I pulled into Nazareth, was feelin' about half past dead... Few songs become classics and resonate through time. The Band's hauntingly beautiful ballad, "The Weight" is one. Maybe it's the music. Or the lyrics. Probably both. Whatever its secret, this song is more visual than most -- a dusty road in a small town full of characters -- Fanny, Luke, Miss Moses, Crazy Chester, and young Anna Lee. The Band broke up in 1976 but "The Weight" plays on; some fans analyzing the lyrics line by line, finding everything from Biblical overtones to post-Civil War South.
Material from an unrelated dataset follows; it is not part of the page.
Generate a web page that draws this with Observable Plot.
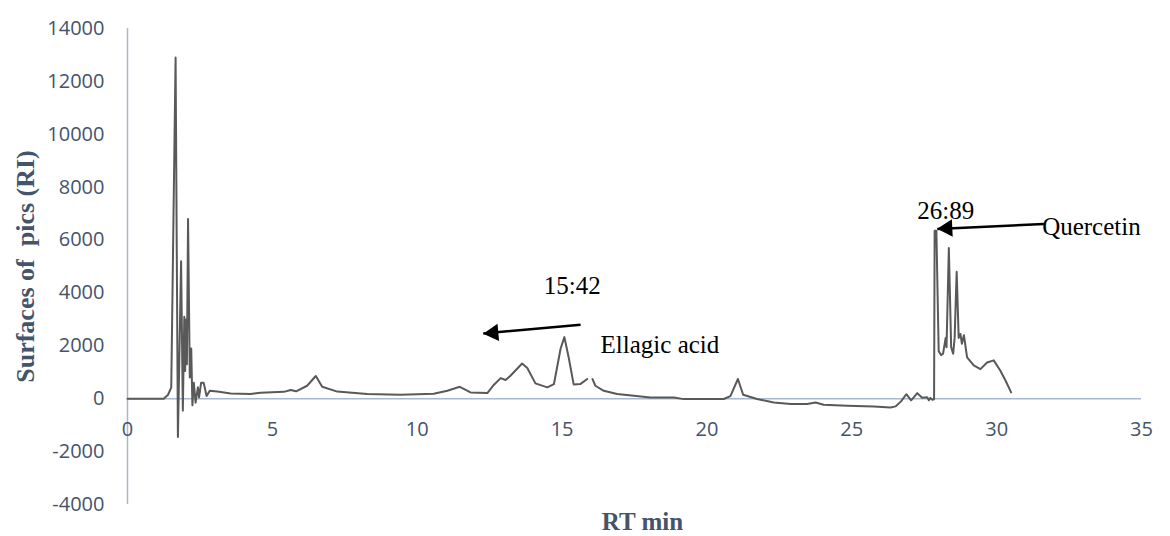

This much is known -- the song is filled with people that Band member Levon Helm of Marvell knew, like Anna Lee, from childhood. Band mate Robbie Robertson, a Canadian, is credited as the song's lone writer but Helm's friends say the characters are his. "How could a guy from Canada write that song?" says one.

There really was a Crazy Chester. He's dead now but lived in Fayetteville. Anna Lee? She lives in Little Rock. "Well, Luke, my friend, what about young Anna Lee?" Anna Lee has never shared her story with the press. No one's ever asked -- until now.

The blue-eyed blonde, still pretty at 64, was named for her grandmothers Willie Ann and Rosie Lee. Like many of her generation who came from rural roots, she dropped the double name as an adult. She's now Anna Amsden, an operator and data entry coordinator for a security alarm company. Growing up near Marvell, she was Anna Lee Williams. And she can't remember a time when she didn't know Helm, seven months older.

"He was just always there. When us girls wanted to go to town, we had to have Levon go with us." That's the essence of their relationship -- protective older brother and adoring younger sister. Always platonic. Always laughing, robbing watermelon patches, braving the Garner place (the haunted house of their youth), and dragging Helena's Cherry Street on Sunday afternoons. She always knew Helm loved music and would flee the farmlands, but when he's home, it's like he never left.

Shortly after "The Weight" was released in 1968, Anna Lee was living in California and pregnant. Helm didn't warn her she was in it and in the nearly 40 years since, the two never really discussed it. "When we get together, there are always too many other things to talk about." He's never explained the song's meaning but she thinks it's fairly straightforward -- a weary traveler coming to a place and wanting rest.

Anna Lee knows the song is a part of Helm's legacy but wishes he'd get credit for it. "Robbie Robertson didn't know me from Adam and he didn't know Chester, either." Take a load off Fanny, Take a load for free...

"I've had people ask for my autograph and tell me 'I feel like I've known you all my life,' but unless Levon's around, most don't associate me with it." Anna Lee doesn't dwell on the immortality her friend has bestowed upon her. "I never really think about it living on after I'm gone. But if I did, I'd probably think it was pretty great."